Project Management frameworks and methods, such as PMBOK and Prince2 respectively, are necessary and widely utilized to manage the delivery of change in contemporary organizations, and more specifically into operation within the Enterprise. These delivery frameworks per se and the outputs of the projects themselves are subjected to Project Management Governance to ensure not only predictable and consistent delivery, but conformance of the projects and their deliverables too. By the same token there is EA, itself with best practice frameworks like TOGAF and methodologies like ADM, providing structures for integrated business planning and strategic alignment, and the delivery of architectural changes. Similarly, as with Project Management, there is Architecture Governance to ultimately ensure compliance of individual projects with the Enterprise Architecture of the organization. Starting to see the commonality when talking about Project Management and EA yet? Let’s not forget that projects deliver change, and architecture change is simply another type of change.

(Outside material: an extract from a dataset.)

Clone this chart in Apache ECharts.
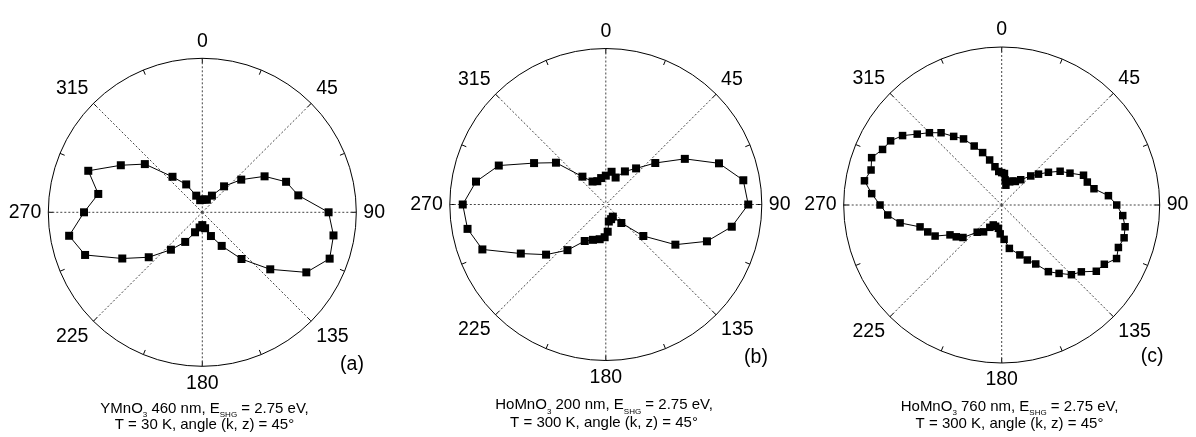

EA and Project Management depend on each other. Right from the Preliminary Phase of TOGAFs ADM, where establishing the EA Capability in the organization is the end goal, there is a requirement for EA to interoperate with and adopt the Project Management Framework and Methods of the Enterprise. And if there aren’t any… to highlight the business need for such. The next phase in the ADM is the Architecture Vision, and right off the bat the 1st step calls to ‘Establish the Architecture Project’… with further steps to identify stakeholders… and define the scope. Not to mention outputs of the phase including ‘Project Plan and Schedule’. Oh, and yes, all of which should happen within the Project Management Framework of the Enterprise! Through the rest of the ADM phases of defining Business, IS and Technology Architectures, to Opportunities and Solutions, to Migration Planning, Implementation Governance and Architecture Change Management - project management and the ADM work together, hand in hand, to deliver architecture changes into the Enterprise.

So when it comes to EA and Project Management, there is no question that they need to have a relationship, and a great one at that. And we’re not just talking best of friends, they need to be joined at the hip so to speak – or in technology talk, integrated. And while there may be no such thing as perfect, if I ever saw a perfect partnership within the Enterprise, EA and Project Management would be the one.